- [What needs to be done]:
Write out the entire listing below exactly as it appears, minus any pictures.

- [Stored data]:
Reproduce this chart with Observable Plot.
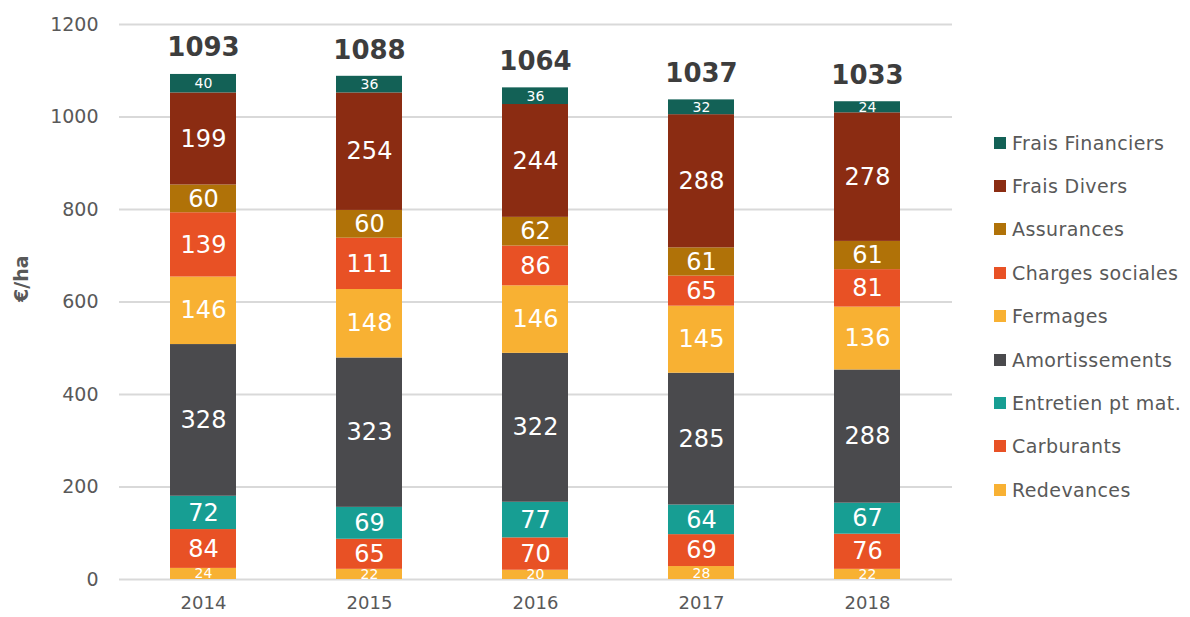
<!DOCTYPE html>
<html><head><meta charset="utf-8">
<script src="https://cdn.jsdelivr.net/npm/d3@7"></script>
<script src="https://cdn.jsdelivr.net/npm/@observablehq/plot@0.6"></script>
<style>
body{margin:0;background:#fff;font-family:"DejaVu Sans",sans-serif;}
#wrap{position:relative;width:1190px;height:617px;}
#legend{position:absolute;left:994px;top:121px;}
.li{display:flex;align-items:center;height:43.4px;font-size:19px;letter-spacing:0.4px;color:#595959;white-space:nowrap;}
.sw{width:12px;height:12px;margin-right:6px;flex:none;}
</style></head><body>
<div id="wrap"><div id="chart"></div><div id="legend"></div></div>
<script>
const years = ["2014","2015","2016","2017","2018"];
const series = ["Redevances","Carburants","Entretien pt mat.","Amortissements","Fermages","Charges sociales","Assurances","Frais Divers","Frais Financiers"];
const colors = ["#F8B133","#E85125","#179E93","#4A4A4D","#F8B133","#E85125","#B07208","#8B2C12","#136156"];
const redevances = [24,22,20,28,22];
const carburants = [84,65,70,69,76];
const entretien = [72,69,77,64,67];
const amortissements = [328,323,322,285,288];
const fermages = [146,148,146,145,136];
const chargesSociales = [139,111,86,65,81];
const assurances = [60,60,62,61,61];
const fraisDivers = [199,254,244,288,278];
const fraisFinanciers = [40,36,36,32,24];
const totals = [1093,1088,1064,1037,1033];
const yTicks = [0,200,400,600,800,1000,1200];

const valuesBySeries = [redevances,carburants,entretien,amortissements,fermages,chargesSociales,assurances,fraisDivers,fraisFinanciers];
const data = [];
series.forEach((s,i)=>years.forEach((y,j)=>data.push({year:y,series:s,idx:i,value:valuesBySeries[i][j]})));
const totalData = years.map((y,j)=>({year:y,total:totals[j]}));

const font = '"DejaVu Sans",sans-serif';
const chart = Plot.plot({
  width:1190, height:617,
  marginLeft:119, marginRight:238, marginTop:24, marginBottom:38,
  style:{fontFamily:font, background:"#fff"},
  x:{domain:years, paddingInner:0.6, paddingOuter:0.3, label:null, tickSize:0},
  y:{domain:[0,1200], ticks:yTicks, label:null, tickSize:0},
  color:{domain:series, range:colors},
  marks:[
    Plot.gridY(yTicks,{stroke:"#d9d9d9", strokeOpacity:1, strokeWidth:2}),
    Plot.axisY(yTicks,{tickSize:0, tickPadding:21, fontSize:19, fill:"#595959", label:null, tickFormat:d=>String(d)}),
    Plot.axisX({tickSize:0, tickPadding:17, fontSize:18, fill:"#595959", label:null}),
    Plot.barY(data, Plot.stackY({x:"year", y:"value", z:"series", order:series, fill:"series"})),
    Plot.text(data, Plot.stackY({x:"year", y:"value", z:"series", order:series, text:d=>String(d.value), fill:"#fff",
      fontSize:d=>d.value<45?14:24})),
    Plot.text(totalData,{x:"year", y:"total", text:d=>String(d.total), dy:-26, fontSize:26, fontWeight:"bold", fill:"#3d3d3d"}),
    Plot.text(["€/ha"],{frameAnchor:"left", dx:-98, rotate:-90, fontSize:19, fontWeight:"bold", fill:"#595959"})
  ]
});
document.getElementById("chart").appendChild(chart);

const leg = document.getElementById("legend");
for (let i=series.length-1;i>=0;i--){
  const d=document.createElement("div"); d.className="li";
  d.innerHTML=`<span class="sw" style="background:${colors[i]}"></span><span>${series[i]}</span>`;
  leg.appendChild(d);
}
</script></body></html>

- [Task answer]:
Reproduce this chart with Observable Plot.
<!DOCTYPE html>
<html><head><meta charset="utf-8">
<script src="https://cdn.jsdelivr.net/npm/d3@7"></script>
<script src="https://cdn.jsdelivr.net/npm/@observablehq/plot@0.6"></script>
<style>
body{margin:0;background:#fff;font-family:"DejaVu Sans",sans-serif;}
#wrap{position:relative;width:1190px;height:617px;}
#legend{position:absolute;left:994px;top:121px;}
.li{display:flex;align-items:center;height:43.4px;font-size:19px;letter-spacing:0.4px;color:#595959;white-space:nowrap;}
.sw{width:12px;height:12px;margin-right:6px;flex:none;}
</style></head><body>
<div id="wrap"><div id="chart"></div><div id="legend"></div></div>
<script>
const years = ["2014","2015","2016","2017","2018"];
const series = ["Redevances","Carburants","Entretien pt mat.","Amortissements","Fermages","Charges sociales","Assurances","Frais Divers","Frais Financiers"];
const colors = ["#F8B133","#E85125","#179E93","#4A4A4D","#F8B133","#E85125","#B07208","#8B2C12","#136156"];
const redevances = [24,22,20,28,22];
const carburants = [84,65,70,69,76];
const entretien = [72,69,77,64,67];
const amortissements = [328,323,322,285,288];
const fermages = [146,148,146,145,136];
const chargesSociales = [139,111,86,65,81];
const assurances = [60,60,62,61,61];
const fraisDivers = [199,254,244,288,278];
const fraisFinanciers = [40,36,36,32,24];
const totals = [1093,1088,1064,1037,1033];
const yTicks = [0,200,400,600,800,1000,1200];

const valuesBySeries = [redevances,carburants,entretien,amortissements,fermages,chargesSociales,assurances,fraisDivers,fraisFinanciers];
const data = [];
series.forEach((s,i)=>years.forEach((y,j)=>data.push({year:y,series:s,idx:i,value:valuesBySeries[i][j]})));
const totalData = years.map((y,j)=>({year:y,total:totals[j]}));

const font = '"DejaVu Sans",sans-serif';
const chart = Plot.plot({
  width:1190, height:617,
  marginLeft:119, marginRight:238, marginTop:24, marginBottom:38,
  style:{fontFamily:font, background:"#fff"},
  x:{domain:years, paddingInner:0.6, paddingOuter:0.3, label:null, tickSize:0},
  y:{domain:[0,1200], ticks:yTicks, label:null, tickSize:0},
  color:{domain:series, range:colors},
  marks:[
    Plot.gridY(yTicks,{stroke:"#d9d9d9", strokeOpacity:1, strokeWidth:2}),
    Plot.axisY(yTicks,{tickSize:0, tickPadding:21, fontSize:19, fill:"#595959", label:null, tickFormat:d=>String(d)}),
    Plot.axisX({tickSize:0, tickPadding:17, fontSize:18, fill:"#595959", label:null}),
    Plot.barY(data, Plot.stackY({x:"year", y:"value", z:"series", order:series, fill:"series"})),
    Plot.text(data, Plot.stackY({x:"year", y:"value", z:"series", order:series, text:d=>String(d.value), fill:"#fff",
      fontSize:d=>d.value<45?14:24})),
    Plot.text(totalData,{x:"year", y:"total", text:d=>String(d.total), dy:-26, fontSize:26, fontWeight:"bold", fill:"#3d3d3d"}),
    Plot.text(["€/ha"],{frameAnchor:"left", dx:-98, rotate:-90, fontSize:19, fontWeight:"bold", fill:"#595959"})
  ]
});
document.getElementById("chart").appendChild(chart);

const leg = document.getElementById("legend");
for (let i=series.length-1;i>=0;i--){
  const d=document.createElement("div"); d.className="li";
  d.innerHTML=`<span class="sw" style="background:${colors[i]}"></span><span>${series[i]}</span>`;
  leg.appendChild(d);
}
</script></body></html>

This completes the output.